MEDITACIÓN
I
Y
se encarnó por obra del Espíritu Santo, y se hizo hombre.
Considera
como habiendo criado Dios al primer hombre para que le sirviese y amase en esta
vida, y después conducirle a la vida eterna, a reinar en el paraíso; a este fin
le enriqueció de luces y de gracias. Pero el hombre ingrato se reveló contra
Dios, negándole la obediencia que le debía de justicia y por gratitud, quedando
de esta suerte el miserable privado con toda su descendencia de la divina
gracia y excluido por siempre del paraíso. Mira después de esta ruina del
pecado perdidos a todos los hombres. Todos vivían ciegos entre las tinieblas,
en las sombras de la muerte. Mas Dios, viéndolos reducidos a este miserable
estado, determina salvarlos. Y ¿cómo? No manda ya a un ángel o a un Serafín; si
que para manifestar al mundo el amor inmenso que tenía a estos gusanos
ingratos, envío a su mismo Hijo a hacerse hombre y a vestirse de la misma carne
de los pecadores, para que satisficiese con sus penas y con su muerte a la
justicia divina por los delitos de ellos, y así los librase de la muerte
eterna; y reconciliándolos con su divino Padre, les alcanzase la Divina Gracia,
y los hiciese dignos de entrar en el reino eterno. Pondera aquí de una parte la
ruina inmensa que trae el pecado, privándonos de la amistad de Dios y del
paraíso, y condenándonos a una eternidad de penas. Pondera de la otra el amor
infinito que Dios mostró en esta grande obra de la Encarnación del Verbo,
haciendo que su Unigénito viniese a sacrificar su vida Divina por manos de
verdugos sobre la cruz en un mar de dolores y vituperios, para alcanzarnos el
perdón y la salvación eterna. ¡Ah! Que al contemplar este gran misterio y este
exceso de amor cada cual no debería hacer otro que exclamar: ¡Oh Bondad
Infinita! ¡Oh Misericordia Infinita! ¡Oh Amor Infinito! ¿Un Dios hacerse
hombre, para venir a morir por mi?…
Afectos
y súplicas
Pero
¿cómo es, Jesús mío, que aquella ruina de pecado, que Vos habéis reparado con
vuestra muerte, yo tantas veces he vuelto después a renovármela voluntariamente
con tantas injurias como os he hecho? ¡Vos a tanta costa me habéis salvado, y
tantas veces yo he querido perderme, perdiéndonos a Vos, bien infinito! Pero me
da confianza lo que vos habéis dicho: que cuando el pecador que os ha vuelto la
espalda, se convierte después a Vos, no dejáis de abrazarlo: “Volveos a mí, y
yo me volveré a vosotros” decís por el Profeta Zacarías. Za 1, 3.
Habéis
también dicho: “Si alguno me abriere la puerta, yo entraré a él” Ap. 3, 20. He
aquí Señor yo soy uno de éstos rebeldes, ingrato y traidor, que muchas veces os
he vuelto las espaldas y os he desechado de mi alma; mas ahora me arrepiento
con todo el corazón de haberos de tal manera maltratado, y despreciado vuestra
gracia. Me arrepiento y os amo sobre todas las cosas. Ved la puerta de mi
corazón ya abierta; entrad, Señor, pero entrad para no salir jamás. Yo sé que
Vos nunca saldréis, si yo no vuelvo a desecharos; pero entrad para no salir
jamás. Yo sé que Vos nunca saldréis, si yo no vuelvo a desecharos; pero ¡ah!
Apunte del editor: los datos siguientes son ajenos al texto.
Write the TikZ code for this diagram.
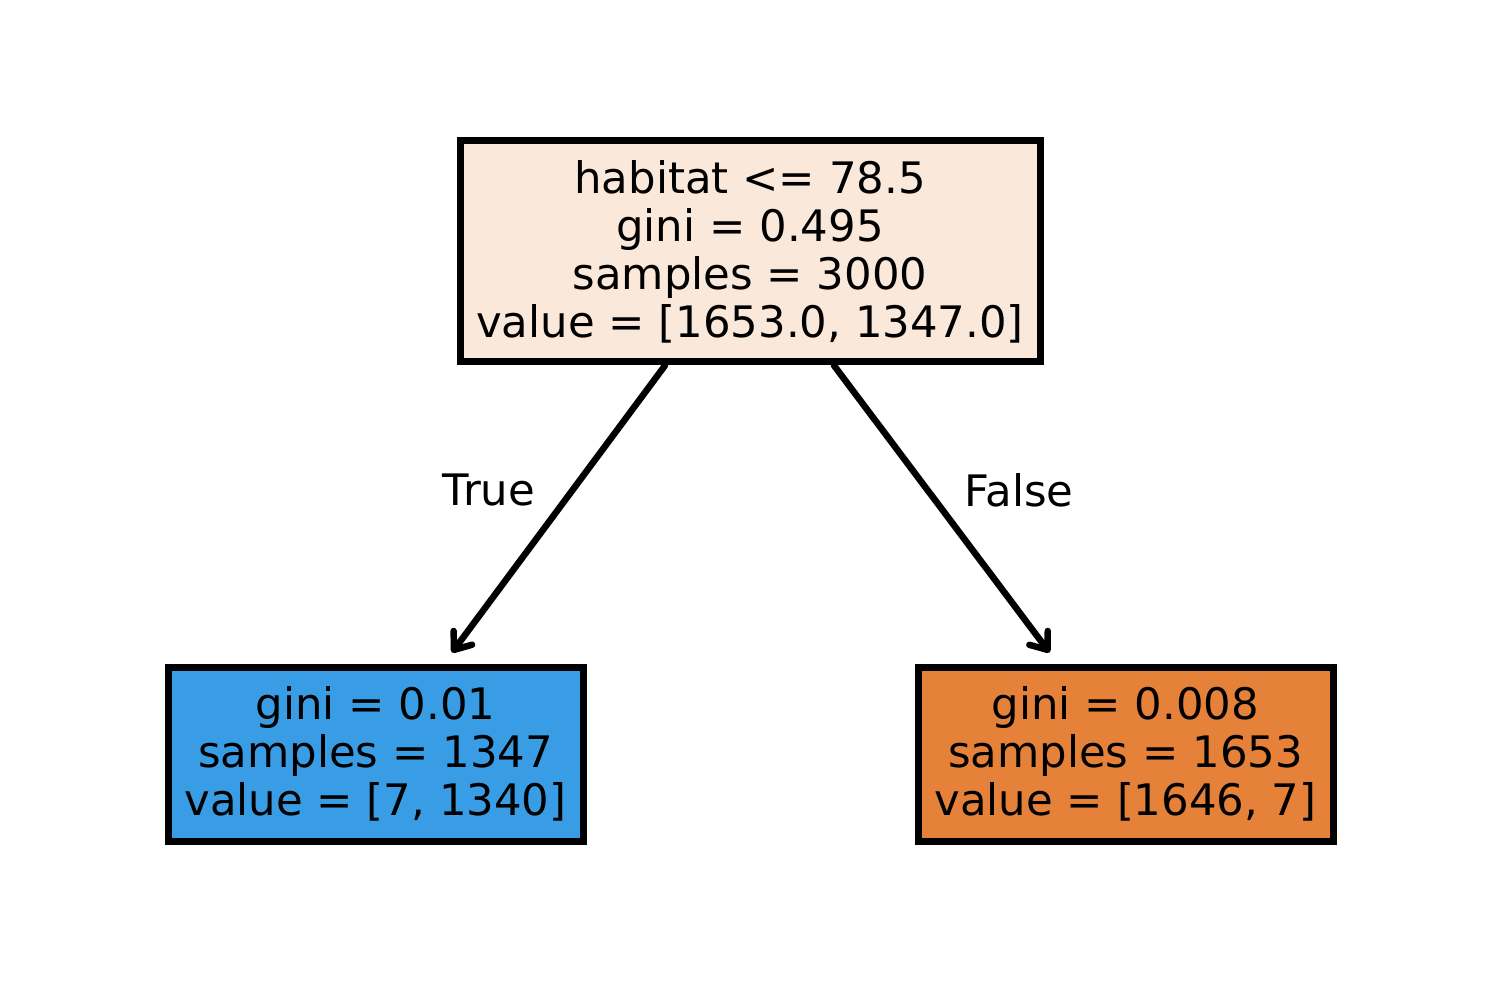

Este es un temor, y esta es también la gracia que os pido, y espero siempre
pediros: hacedme morir, antes que yo use con Vos esta nueva y mayor ingratitud.
Amable Redentor mío, por la ofensa que os he hecho no merecería ya amaros; pero
os pido por vuestros méritos el don del santo amor. Para esto hacedme conocer
cuán gran bien es el amor que me habéis tenido, y cuánto habéis hecho para
obligarme a amaros. ¡Ah! Mi Dios y Salvador, no me hagáis vivir más tiempo
ingrato a tanta bondad vuestra. Yo no quiero dejaros más, Jesús mío. Basta
cuanto os he ofendido. Razón es que estos años que me están de vida los emplee
todos en amaros y daros gusto. Jesús mío, Jesús mío, ayudadme; ayudad a un
pecador que quiere amaros. ¡Oh María, madre mía! Vos todo lo podéis con Jesús,
sois su Madre. Decidle que me perdone; decidle que me encadene con su santo
amor. Vos sois mi esperanza, en Vos confío.